Now, with all that said, once you’ve figured out the kind of car to buy, there is the issue of how to buy it. For the most part, if you can pay for your car in cash, I encourage you to do it, or find a cheaper car which you can afford to pay for in cash. However, for many just starting out in their careers, they don’t have a stockpile of cash even though they’ll soon be making plenty of money to support a basic, practical vehicle. Here are two situations where I think getting a car loan is not such a bad idea:
1. You can get a 0% (or otherwise very low) APR loan
Even if you were planning on paying for the car in cash, if you can get a 0% (or near-zero, like 0.9%), you’re probably better off getting a car loan. This will free up your money for investing. Make sure you can trust yourself to invest that money in things like your 401k and IRA, not spend it on frivolities. If you can’t, don’t get a loan, because it defeats the advantage. Also, don’t use this as an excuse to buy more car than you can really afford. Do not inflate your budget just because you can get a good loan rate, but instead use low-APR loans as a way to make your money work even harder for you. The money you have liquid because of the car loan can be invested in index funds for a much higher return, making you more money in the long run.
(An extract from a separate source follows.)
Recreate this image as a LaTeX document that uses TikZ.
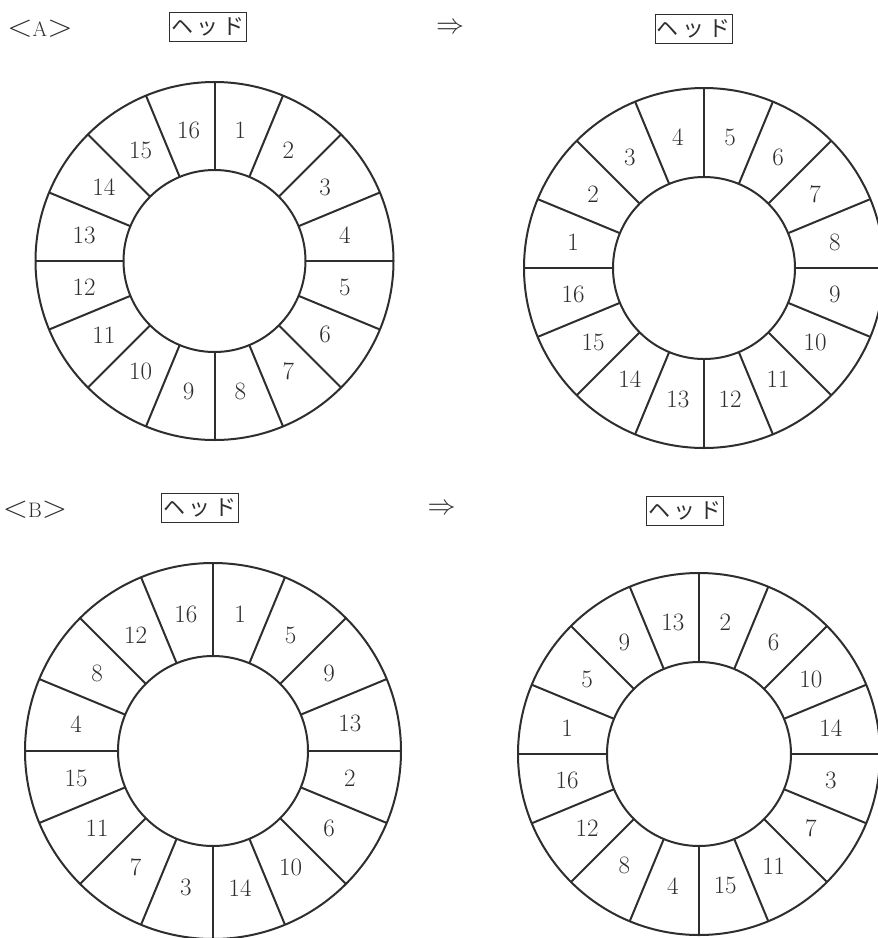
\documentclass[tikz,border=0pt]{standalone}
\usepackage{fontspec}
\usepackage{graphicx}
\usetikzlibrary{calc}
\newfontfamily\jpfont{Noto Sans CJK JP}
\newcommand{\kakko}[1]{\scalebox{1.6}[1.5]{$<$}#1\scalebox{1.6}[1.5]{$>$}}

\begin{document}
\begin{tikzpicture}[x=1pt,y=1pt,color=black!82]
    \tikzset{
        head/.style={
            draw,
            line width=0.9pt,
            minimum width=77pt,
            minimum height=29pt,
            inner sep=0pt,
            font=\jpfont\fontsize{22}{22}\selectfont
        },
        brk/.style={font=\fontsize{21}{21}\selectfont,inner sep=0pt},
        arr/.style={font=\fontsize{20}{20}\selectfont,inner sep=0pt},
        num/.style={font=\fontsize{25}{25}\selectfont,inner sep=0pt},
        ring/.style={line width=2pt}
    }
    \useasboundingbox (0,0) rectangle (878,-938);

    \node[brk] (tagA) at (40,-29) {\kakko{A}};
    \node[head] (headA) at (208,-26.5) {ヘ\,ッ\,ド};
    \node[arr] (toA) at (450,-28) {\scalebox{1.35}{$\Rightarrow$}};
    \node[head] (headA2) at (693.5,-28.5) {ヘ\,ッ\,ド};

    \node[brk] (tagB) at (35,-510) {\kakko{B}};
    \node[head] (headB) at (200,-507.5) {ヘ\,ッ\,ド};
    \node[arr] (toB) at (441.5,-509) {\scalebox{1.35}{$\Rightarrow$}};
    \node[head] (headB2) at (685,-511) {ヘ\,ッ\,ド};

    % 16 sectors per ring, labels clockwise from the top
    \foreach \nm/\cx/\cy/\ro/\ri/\labs in {
        a/214.5/-261/179/91/{1,2,...,16},
        aa/704/-268/180/91/{5,6,...,16,1,2,3,4},
        b/213/-751/188/95/{1,5,9,13,2,6,10,14,3,7,11,15,4,8,12,16},
        bb/699/-754/181/92/{2,6,10,14,3,7,11,15,4,8,12,16,1,5,9,13}}
    {
        \coordinate (\nm) at (\cx,\cy);
        \draw[ring] (\nm) circle[radius=\ro] (\nm) circle[radius=\ri];
        \foreach \lab [count=\k from 0] in \labs {
            \draw[ring] ($(\nm)+({90-22.5*\k}:\ri)$) -- ($(\nm)+({90-22.5*\k}:\ro)$);
            \node[num] (\nm-\lab) at ($(\nm)+({78.75-22.5*\k}:{(\ro+\ri)/2-2})$) {\lab};
        }
    }
\end{tikzpicture}
\end{document}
2. You Can Pay It Back Soon (Really)
If you’re getting a signing bonus or relocation bonus, a reliable vehicle is a good thing to spend it on. While you could get lucky with an old car, once you get into the sub-$5k range in used cars you’re taking on a lot of risk of the thing just completely kicking the bucket. Then you’ll have to buy another $5k car in a year or two, or spend ridiculous amounts on repairs. You will have spent the same amount of money by buying a reasonable, reliable $10k used compact car, and saved yourself a lot of hassle. If you happen to have these kinds of bonuses coming in, it’s my opinion that you should use them. Again, don’t let this inflate your budget (if you’re one of those lucky schmucks that gets a $30k signing bonus, but you know a $10k used car will serve you just fine, don’t go out and get a flashy new Audi instead). However, if you need a loan so you have a car to get to work in before that bonus comes in, that’s probably ok. Just make sure that if you have a non-zero APR loan, you pay off the whole loan balance the minute that money is in your hands. No sense in paying extra money in interest needlessly.
What have been your experiences in car-buying? How did you afford your first car? Any used car buying tips?